**Given problem**
Your copy of the material must match it exactly, except that pictures are dropped.

**Collected material**
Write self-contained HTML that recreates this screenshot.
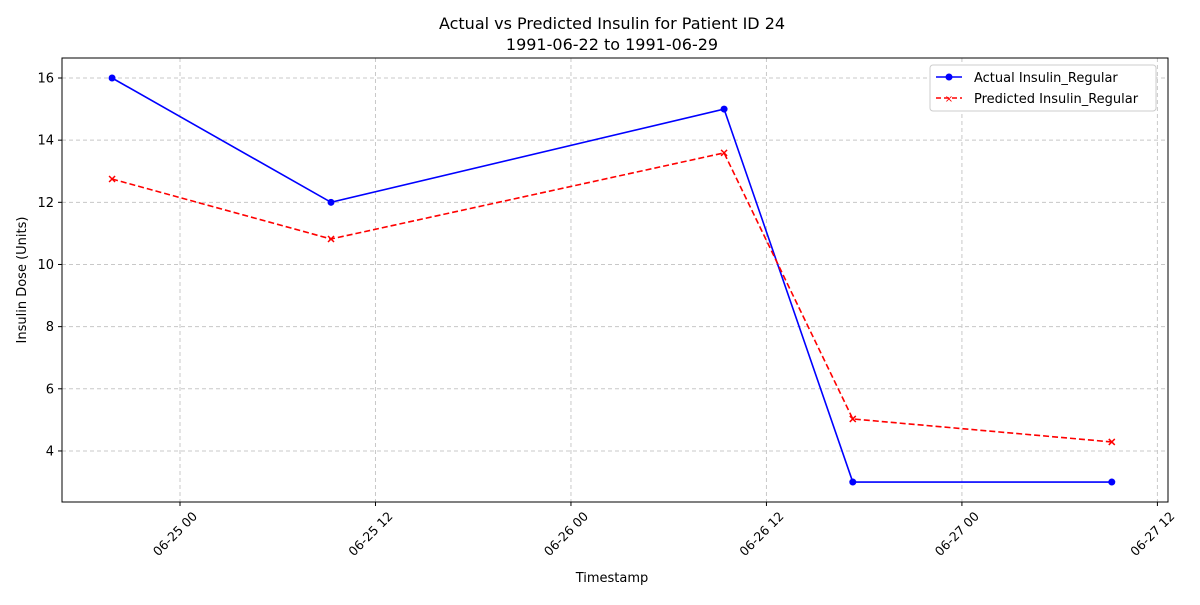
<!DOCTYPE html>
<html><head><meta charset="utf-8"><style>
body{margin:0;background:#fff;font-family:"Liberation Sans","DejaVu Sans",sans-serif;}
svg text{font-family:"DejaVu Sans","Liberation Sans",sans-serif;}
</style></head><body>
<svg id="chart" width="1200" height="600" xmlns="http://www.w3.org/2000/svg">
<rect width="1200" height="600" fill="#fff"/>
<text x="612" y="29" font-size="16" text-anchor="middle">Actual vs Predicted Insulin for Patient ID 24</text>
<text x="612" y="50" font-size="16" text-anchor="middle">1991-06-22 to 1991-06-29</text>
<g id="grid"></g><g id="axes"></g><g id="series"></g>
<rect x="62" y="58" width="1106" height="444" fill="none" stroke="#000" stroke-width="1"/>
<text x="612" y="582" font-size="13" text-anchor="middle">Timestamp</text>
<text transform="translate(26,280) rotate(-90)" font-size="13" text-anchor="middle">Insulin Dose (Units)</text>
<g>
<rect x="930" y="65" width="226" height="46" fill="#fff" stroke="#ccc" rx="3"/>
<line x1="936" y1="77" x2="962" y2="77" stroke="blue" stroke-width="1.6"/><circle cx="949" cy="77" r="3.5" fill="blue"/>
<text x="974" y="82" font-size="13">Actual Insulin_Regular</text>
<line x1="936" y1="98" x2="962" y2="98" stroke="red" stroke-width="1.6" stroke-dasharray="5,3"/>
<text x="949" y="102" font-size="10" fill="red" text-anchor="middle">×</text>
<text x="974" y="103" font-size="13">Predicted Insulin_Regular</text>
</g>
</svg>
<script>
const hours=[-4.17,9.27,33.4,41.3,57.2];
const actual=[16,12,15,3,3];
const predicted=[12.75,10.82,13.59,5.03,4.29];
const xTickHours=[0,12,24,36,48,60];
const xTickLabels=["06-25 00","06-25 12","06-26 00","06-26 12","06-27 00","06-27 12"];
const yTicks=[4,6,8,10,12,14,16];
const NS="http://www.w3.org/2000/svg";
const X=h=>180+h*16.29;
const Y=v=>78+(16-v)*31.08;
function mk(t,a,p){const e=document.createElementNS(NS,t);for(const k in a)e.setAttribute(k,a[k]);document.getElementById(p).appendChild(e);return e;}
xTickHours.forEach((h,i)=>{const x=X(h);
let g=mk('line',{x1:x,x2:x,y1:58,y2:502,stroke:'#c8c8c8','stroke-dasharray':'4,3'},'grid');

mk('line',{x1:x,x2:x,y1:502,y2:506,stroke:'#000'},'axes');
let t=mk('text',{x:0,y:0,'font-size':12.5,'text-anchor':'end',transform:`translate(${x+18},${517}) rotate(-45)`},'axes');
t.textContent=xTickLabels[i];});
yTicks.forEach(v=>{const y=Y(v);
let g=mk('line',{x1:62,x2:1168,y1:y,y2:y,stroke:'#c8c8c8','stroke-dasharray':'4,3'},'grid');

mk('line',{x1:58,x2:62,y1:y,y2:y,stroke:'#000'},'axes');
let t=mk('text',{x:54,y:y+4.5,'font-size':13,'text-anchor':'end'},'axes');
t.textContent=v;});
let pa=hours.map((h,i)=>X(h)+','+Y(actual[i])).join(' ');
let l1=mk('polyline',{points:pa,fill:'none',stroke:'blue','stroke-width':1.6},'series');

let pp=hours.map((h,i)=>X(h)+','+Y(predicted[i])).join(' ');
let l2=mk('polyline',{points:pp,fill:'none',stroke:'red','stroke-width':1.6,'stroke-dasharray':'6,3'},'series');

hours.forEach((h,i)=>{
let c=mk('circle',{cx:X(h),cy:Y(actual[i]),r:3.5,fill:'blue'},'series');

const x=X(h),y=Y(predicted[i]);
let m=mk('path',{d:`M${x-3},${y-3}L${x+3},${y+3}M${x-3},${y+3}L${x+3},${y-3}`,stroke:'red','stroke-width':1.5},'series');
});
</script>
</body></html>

**Output for this exercise**
Write self-contained HTML that recreates this screenshot.
<!DOCTYPE html>
<html><head><meta charset="utf-8"><style>
body{margin:0;background:#fff;font-family:"Liberation Sans","DejaVu Sans",sans-serif;}
svg text{font-family:"DejaVu Sans","Liberation Sans",sans-serif;}
</style></head><body>
<svg id="chart" width="1200" height="600" xmlns="http://www.w3.org/2000/svg">
<rect width="1200" height="600" fill="#fff"/>
<text x="612" y="29" font-size="16" text-anchor="middle">Actual vs Predicted Insulin for Patient ID 24</text>
<text x="612" y="50" font-size="16" text-anchor="middle">1991-06-22 to 1991-06-29</text>
<g id="grid"></g><g id="axes"></g><g id="series"></g>
<rect x="62" y="58" width="1106" height="444" fill="none" stroke="#000" stroke-width="1"/>
<text x="612" y="582" font-size="13" text-anchor="middle">Timestamp</text>
<text transform="translate(26,280) rotate(-90)" font-size="13" text-anchor="middle">Insulin Dose (Units)</text>
<g>
<rect x="930" y="65" width="226" height="46" fill="#fff" stroke="#ccc" rx="3"/>
<line x1="936" y1="77" x2="962" y2="77" stroke="blue" stroke-width="1.6"/><circle cx="949" cy="77" r="3.5" fill="blue"/>
<text x="974" y="82" font-size="13">Actual Insulin_Regular</text>
<line x1="936" y1="98" x2="962" y2="98" stroke="red" stroke-width="1.6" stroke-dasharray="5,3"/>
<text x="949" y="102" font-size="10" fill="red" text-anchor="middle">×</text>
<text x="974" y="103" font-size="13">Predicted Insulin_Regular</text>
</g>
</svg>
<script>
const hours=[-4.17,9.27,33.4,41.3,57.2];
const actual=[16,12,15,3,3];
const predicted=[12.75,10.82,13.59,5.03,4.29];
const xTickHours=[0,12,24,36,48,60];
const xTickLabels=["06-25 00","06-25 12","06-26 00","06-26 12","06-27 00","06-27 12"];
const yTicks=[4,6,8,10,12,14,16];
const NS="http://www.w3.org/2000/svg";
const X=h=>180+h*16.29;
const Y=v=>78+(16-v)*31.08;
function mk(t,a,p){const e=document.createElementNS(NS,t);for(const k in a)e.setAttribute(k,a[k]);document.getElementById(p).appendChild(e);return e;}
xTickHours.forEach((h,i)=>{const x=X(h);
let g=mk('line',{x1:x,x2:x,y1:58,y2:502,stroke:'#c8c8c8','stroke-dasharray':'4,3'},'grid');

mk('line',{x1:x,x2:x,y1:502,y2:506,stroke:'#000'},'axes');
let t=mk('text',{x:0,y:0,'font-size':12.5,'text-anchor':'end',transform:`translate(${x+18},${517}) rotate(-45)`},'axes');
t.textContent=xTickLabels[i];});
yTicks.forEach(v=>{const y=Y(v);
let g=mk('line',{x1:62,x2:1168,y1:y,y2:y,stroke:'#c8c8c8','stroke-dasharray':'4,3'},'grid');

mk('line',{x1:58,x2:62,y1:y,y2:y,stroke:'#000'},'axes');
let t=mk('text',{x:54,y:y+4.5,'font-size':13,'text-anchor':'end'},'axes');
t.textContent=v;});
let pa=hours.map((h,i)=>X(h)+','+Y(actual[i])).join(' ');
let l1=mk('polyline',{points:pa,fill:'none',stroke:'blue','stroke-width':1.6},'series');

let pp=hours.map((h,i)=>X(h)+','+Y(predicted[i])).join(' ');
let l2=mk('polyline',{points:pp,fill:'none',stroke:'red','stroke-width':1.6,'stroke-dasharray':'6,3'},'series');

hours.forEach((h,i)=>{
let c=mk('circle',{cx:X(h),cy:Y(actual[i]),r:3.5,fill:'blue'},'series');

const x=X(h),y=Y(predicted[i]);
let m=mk('path',{d:`M${x-3},${y-3}L${x+3},${y+3}M${x-3},${y+3}L${x+3},${y-3}`,stroke:'red','stroke-width':1.5},'series');
});
</script>
</body></html>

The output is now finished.